## BEGIN

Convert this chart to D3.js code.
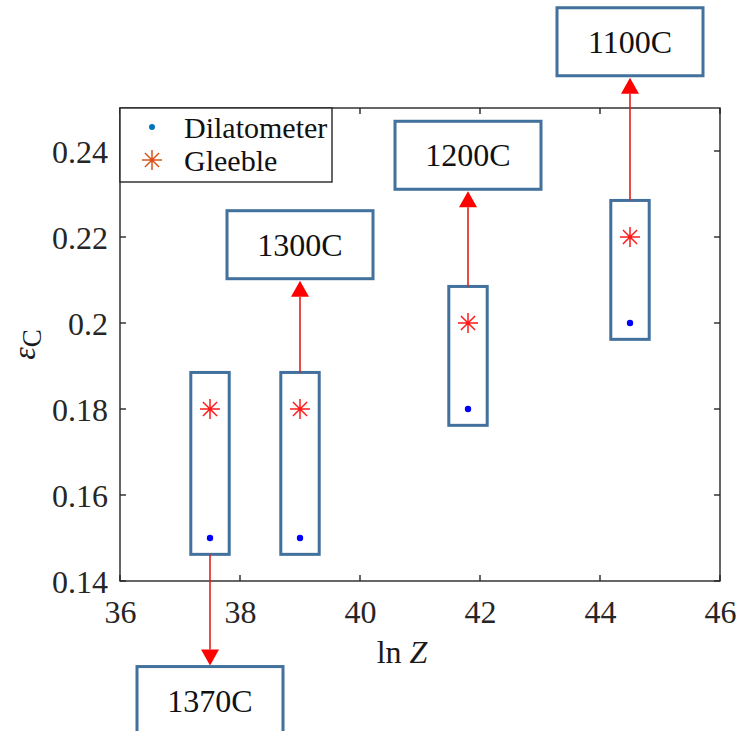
<!DOCTYPE html>
<html>
<head>
<meta charset="utf-8">
<script src="https://cdn.jsdelivr.net/npm/d3@7"></script>
<style>
  html, body { margin: 0; padding: 0; background: #fff; }
  svg { display: block; font-family: "Liberation Serif", "Times New Roman", serif; }
</style>
</head>
<body>
<svg id="chart" width="738" height="731"></svg>
<script>
// Critical strain vs. Zener-Hollomon parameter, per test temperature
const xTicks = [36, 38, 40, 42, 44, 46];
const yTicks = [0.14, 0.16, 0.18, 0.2, 0.22, 0.24];
const yTickLabels = ["0.14", "0.16", "0.18", "0.2", "0.22", "0.24"];
const lnZ = [37.5, 39, 41.8, 44.5];
const dilatometer = [0.15, 0.15, 0.18, 0.2];
const gleeble = [0.18, 0.18, 0.2, 0.22];
const temperatures = ["1370C", "1300C", "1200C", "1100C"];
// strain level at which each temperature callout meets its arrow
const calloutAnchor = [0.1201, 0.2103, 0.2311, 0.2575];

const svg = d3.select("#chart");
const plot = { left: 120, right: 720, top: 108, bottom: 581 };

const x = d3.scaleLinear().domain([36, 46]).range([plot.left, plot.right]);
const y = d3.scaleLinear().domain([0.14, 0.25]).range([plot.bottom, plot.top]);

const axisColor = "#262626";
const tickLen = 6;

// axes with inward ticks on all four sides
const axisB = d3.axisBottom(x).tickValues(xTicks).tickSize(0).tickPadding(20).tickFormat(d3.format("d"));
const axisL = d3.axisLeft(y).tickValues(yTicks).tickSize(0).tickPadding(12).tickFormat((d, i) => yTickLabels[i]);

const gB = svg.append("g").attr("transform", `translate(0,${plot.bottom})`).call(axisB);
const gL = svg.append("g").attr("transform", `translate(${plot.left},0)`).call(axisL);
[gB, gL].forEach(g => {
  g.select(".domain").remove();
  g.selectAll("text").attr("fill", axisColor).style("font-size", "32px")
    .style("font-family", "'Liberation Serif', serif");
});
gB.selectAll("text").attr("dy", "0.7em");
gL.selectAll("text").attr("dy", "0.35em");

const frame = svg.append("g").attr("stroke", axisColor).attr("stroke-width", 1.4).attr("fill", "none");
frame.append("rect")
  .attr("x", plot.left).attr("y", plot.top)
  .attr("width", plot.right - plot.left).attr("height", plot.bottom - plot.top);
xTicks.forEach(t => {
  frame.append("line").attr("x1", x(t)).attr("x2", x(t)).attr("y1", plot.bottom).attr("y2", plot.bottom - tickLen);
  frame.append("line").attr("x1", x(t)).attr("x2", x(t)).attr("y1", plot.top).attr("y2", plot.top + tickLen);
});
yTicks.forEach(t => {
  frame.append("line").attr("y1", y(t)).attr("y2", y(t)).attr("x1", plot.left).attr("x2", plot.left + tickLen);
  frame.append("line").attr("y1", y(t)).attr("y2", y(t)).attr("x1", plot.right).attr("x2", plot.right - tickLen);
});

// axis titles
svg.append("text")
  .attr("x", 402).attr("y", 663).attr("text-anchor", "middle")
  .attr("fill", "#1a1a1a").style("font-size", "32px")
  .html('ln<tspan font-style="italic" dx="8">Z</tspan>');

svg.append("text")
  .attr("transform", `translate(35,${(plot.top + plot.bottom) / 2}) rotate(-90)`)
  .attr("text-anchor", "middle").attr("fill", "#1a1a1a").style("font-size", "32px")
  .html('<tspan font-style="italic">ε</tspan><tspan font-size="27px" dy="6">C</tspan>');

// asterisk marker path (plus + cross)
function asteriskPath(r) {
  const d = r * Math.SQRT1_2;
  return `M${-r},0L${r},0M0,${-r}L0,${r}M${-d},${-d}L${d},${d}M${-d},${d}L${d},${-d}`;
}

const rows = lnZ.map((v, i) => ({ z: v, dil: dilatometer[i], glb: gleeble[i], temp: temperatures[i], anchor: calloutAnchor[i] }));

// grouping boxes around each pair of measurements
const boxColor = "#41719C";
const boxHalfW = 0.32, padTop = 0.0085, padBot = 0.0038;
svg.append("g").selectAll("rect").data(rows).join("rect")
  .attr("x", d => x(d.z - boxHalfW))
  .attr("y", d => y(d.glb + padTop))
  .attr("width", d => x(d.z + boxHalfW) - x(d.z - boxHalfW))
  .attr("height", d => y(d.dil - padBot) - y(d.glb + padTop))
  .attr("fill", "none").attr("stroke", boxColor).attr("stroke-width", 3);

// measurements
svg.append("g").selectAll("circle").data(rows).join("circle")
  .attr("cx", d => x(d.z)).attr("cy", d => y(d.dil)).attr("r", 3.2).attr("fill", "#0000ff");
svg.append("g").selectAll("path").data(rows).join("path")
  .attr("transform", d => `translate(${x(d.z)},${y(d.glb)})`)
  .attr("d", asteriskPath(10)).attr("stroke", "#ff1a1a").attr("stroke-width", 1.5).attr("fill", "none");

// arrows to temperature callouts
const arrowColor = "#ff0000";
const headLen = 16, headHalf = 9;
const arrows = svg.append("g");
rows.forEach(d => {
  const cx = x(d.z);
  const up = d.anchor > d.glb;
  const start = up ? y(d.glb + padTop) : y(d.dil - padBot);
  const tip = up ? y(d.anchor) + 2 : y(d.anchor) - 1;
  const s = up ? 1 : -1;
  arrows.append("line").attr("x1", cx).attr("x2", cx).attr("y1", start).attr("y2", tip + s * headLen)
    .attr("stroke", "#e02020").attr("stroke-width", 1.6);
  arrows.append("path")
    .attr("d", `M${cx},${tip}L${cx - headHalf},${tip + s * headLen}L${cx + headHalf},${tip + s * headLen}Z`)
    .attr("fill", arrowColor);
});

// temperature callout boxes
const calloutW = 146, calloutH = 68;
const callouts = svg.append("g").selectAll("g").data(rows).join("g")
  .attr("transform", d => {
    const up = d.anchor > d.glb;
    const top = up ? y(d.anchor) - calloutH : y(d.anchor);
    return `translate(${x(d.z) - calloutW / 2},${top})`;
  });
callouts.append("rect").attr("width", calloutW).attr("height", calloutH)
  .attr("fill", "#fff").attr("stroke", boxColor).attr("stroke-width", 3);
callouts.append("text").attr("x", calloutW / 2).attr("y", calloutH / 2).attr("dy", "0.35em")
  .attr("text-anchor", "middle").attr("fill", "#111").style("font-size", "32px")
  .text(d => d.temp);

// legend
const legend = svg.append("g").attr("transform", "translate(120,108)");
legend.append("rect").attr("width", 212).attr("height", 74)
  .attr("fill", "#fff").attr("stroke", axisColor).attr("stroke-width", 1.4);
legend.append("circle").attr("cx", 32).attr("cy", 19).attr("r", 3).attr("fill", "#0072BD");
legend.append("path").attr("transform", "translate(32,52)").attr("d", asteriskPath(10))
  .attr("stroke", "#D95319").attr("stroke-width", 1.5).attr("fill", "none");
legend.append("text").attr("x", 64).attr("y", 19).attr("dy", "0.35em")
  .attr("fill", "#111").style("font-size", "30px").text("Dilatometer");
legend.append("text").attr("x", 64).attr("y", 52).attr("dy", "0.35em")
  .attr("fill", "#111").style("font-size", "30px").text("Gleeble");
</script>
</body>
</html>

## END

INSTRUCTION: Repeat the material above in full and exactly, omitting the pictures.

TASK RESULT:
Convert this chart to D3.js code.
<!DOCTYPE html>
<html>
<head>
<meta charset="utf-8">
<script src="https://cdn.jsdelivr.net/npm/d3@7"></script>
<style>
  html, body { margin: 0; padding: 0; background: #fff; }
  svg { display: block; font-family: "Liberation Serif", "Times New Roman", serif; }
</style>
</head>
<body>
<svg id="chart" width="738" height="731"></svg>
<script>
// Critical strain vs. Zener-Hollomon parameter, per test temperature
const xTicks = [36, 38, 40, 42, 44, 46];
const yTicks = [0.14, 0.16, 0.18, 0.2, 0.22, 0.24];
const yTickLabels = ["0.14", "0.16", "0.18", "0.2", "0.22", "0.24"];
const lnZ = [37.5, 39, 41.8, 44.5];
const dilatometer = [0.15, 0.15, 0.18, 0.2];
const gleeble = [0.18, 0.18, 0.2, 0.22];
const temperatures = ["1370C", "1300C", "1200C", "1100C"];
// strain level at which each temperature callout meets its arrow
const calloutAnchor = [0.1201, 0.2103, 0.2311, 0.2575];

const svg = d3.select("#chart");
const plot = { left: 120, right: 720, top: 108, bottom: 581 };

const x = d3.scaleLinear().domain([36, 46]).range([plot.left, plot.right]);
const y = d3.scaleLinear().domain([0.14, 0.25]).range([plot.bottom, plot.top]);

const axisColor = "#262626";
const tickLen = 6;

// axes with inward ticks on all four sides
const axisB = d3.axisBottom(x).tickValues(xTicks).tickSize(0).tickPadding(20).tickFormat(d3.format("d"));
const axisL = d3.axisLeft(y).tickValues(yTicks).tickSize(0).tickPadding(12).tickFormat((d, i) => yTickLabels[i]);

const gB = svg.append("g").attr("transform", `translate(0,${plot.bottom})`).call(axisB);
const gL = svg.append("g").attr("transform", `translate(${plot.left},0)`).call(axisL);
[gB, gL].forEach(g => {
  g.select(".domain").remove();
  g.selectAll("text").attr("fill", axisColor).style("font-size", "32px")
    .style("font-family", "'Liberation Serif', serif");
});
gB.selectAll("text").attr("dy", "0.7em");
gL.selectAll("text").attr("dy", "0.35em");

const frame = svg.append("g").attr("stroke", axisColor).attr("stroke-width", 1.4).attr("fill", "none");
frame.append("rect")
  .attr("x", plot.left).attr("y", plot.top)
  .attr("width", plot.right - plot.left).attr("height", plot.bottom - plot.top);
xTicks.forEach(t => {
  frame.append("line").attr("x1", x(t)).attr("x2", x(t)).attr("y1", plot.bottom).attr("y2", plot.bottom - tickLen);
  frame.append("line").attr("x1", x(t)).attr("x2", x(t)).attr("y1", plot.top).attr("y2", plot.top + tickLen);
});
yTicks.forEach(t => {
  frame.append("line").attr("y1", y(t)).attr("y2", y(t)).attr("x1", plot.left).attr("x2", plot.left + tickLen);
  frame.append("line").attr("y1", y(t)).attr("y2", y(t)).attr("x1", plot.right).attr("x2", plot.right - tickLen);
});

// axis titles
svg.append("text")
  .attr("x", 402).attr("y", 663).attr("text-anchor", "middle")
  .attr("fill", "#1a1a1a").style("font-size", "32px")
  .html('ln<tspan font-style="italic" dx="8">Z</tspan>');

svg.append("text")
  .attr("transform", `translate(35,${(plot.top + plot.bottom) / 2}) rotate(-90)`)
  .attr("text-anchor", "middle").attr("fill", "#1a1a1a").style("font-size", "32px")
  .html('<tspan font-style="italic">ε</tspan><tspan font-size="27px" dy="6">C</tspan>');

// asterisk marker path (plus + cross)
function asteriskPath(r) {
  const d = r * Math.SQRT1_2;
  return `M${-r},0L${r},0M0,${-r}L0,${r}M${-d},${-d}L${d},${d}M${-d},${d}L${d},${-d}`;
}

const rows = lnZ.map((v, i) => ({ z: v, dil: dilatometer[i], glb: gleeble[i], temp: temperatures[i], anchor: calloutAnchor[i] }));

// grouping boxes around each pair of measurements
const boxColor = "#41719C";
const boxHalfW = 0.32, padTop = 0.0085, padBot = 0.0038;
svg.append("g").selectAll("rect").data(rows).join("rect")
  .attr("x", d => x(d.z - boxHalfW))
  .attr("y", d => y(d.glb + padTop))
  .attr("width", d => x(d.z + boxHalfW) - x(d.z - boxHalfW))
  .attr("height", d => y(d.dil - padBot) - y(d.glb + padTop))
  .attr("fill", "none").attr("stroke", boxColor).attr("stroke-width", 3);

// measurements
svg.append("g").selectAll("circle").data(rows).join("circle")
  .attr("cx", d => x(d.z)).attr("cy", d => y(d.dil)).attr("r", 3.2).attr("fill", "#0000ff");
svg.append("g").selectAll("path").data(rows).join("path")
  .attr("transform", d => `translate(${x(d.z)},${y(d.glb)})`)
  .attr("d", asteriskPath(10)).attr("stroke", "#ff1a1a").attr("stroke-width", 1.5).attr("fill", "none");

// arrows to temperature callouts
const arrowColor = "#ff0000";
const headLen = 16, headHalf = 9;
const arrows = svg.append("g");
rows.forEach(d => {
  const cx = x(d.z);
  const up = d.anchor > d.glb;
  const start = up ? y(d.glb + padTop) : y(d.dil - padBot);
  const tip = up ? y(d.anchor) + 2 : y(d.anchor) - 1;
  const s = up ? 1 : -1;
  arrows.append("line").attr("x1", cx).attr("x2", cx).attr("y1", start).attr("y2", tip + s * headLen)
    .attr("stroke", "#e02020").attr("stroke-width", 1.6);
  arrows.append("path")
    .attr("d", `M${cx},${tip}L${cx - headHalf},${tip + s * headLen}L${cx + headHalf},${tip + s * headLen}Z`)
    .attr("fill", arrowColor);
});

// temperature callout boxes
const calloutW = 146, calloutH = 68;
const callouts = svg.append("g").selectAll("g").data(rows).join("g")
  .attr("transform", d => {
    const up = d.anchor > d.glb;
    const top = up ? y(d.anchor) - calloutH : y(d.anchor);
    return `translate(${x(d.z) - calloutW / 2},${top})`;
  });
callouts.append("rect").attr("width", calloutW).attr("height", calloutH)
  .attr("fill", "#fff").attr("stroke", boxColor).attr("stroke-width", 3);
callouts.append("text").attr("x", calloutW / 2).attr("y", calloutH / 2).attr("dy", "0.35em")
  .attr("text-anchor", "middle").attr("fill", "#111").style("font-size", "32px")
  .text(d => d.temp);

// legend
const legend = svg.append("g").attr("transform", "translate(120,108)");
legend.append("rect").attr("width", 212).attr("height", 74)
  .attr("fill", "#fff").attr("stroke", axisColor).attr("stroke-width", 1.4);
legend.append("circle").attr("cx", 32).attr("cy", 19).attr("r", 3).attr("fill", "#0072BD");
legend.append("path").attr("transform", "translate(32,52)").attr("d", asteriskPath(10))
  .attr("stroke", "#D95319").attr("stroke-width", 1.5).attr("fill", "none");
legend.append("text").attr("x", 64).attr("y", 19).attr("dy", "0.35em")
  .attr("fill", "#111").style("font-size", "30px").text("Dilatometer");
legend.append("text").attr("x", 64).attr("y", 52).attr("dy", "0.35em")
  .attr("fill", "#111").style("font-size", "30px").text("Gleeble");
</script>
</body>
</html>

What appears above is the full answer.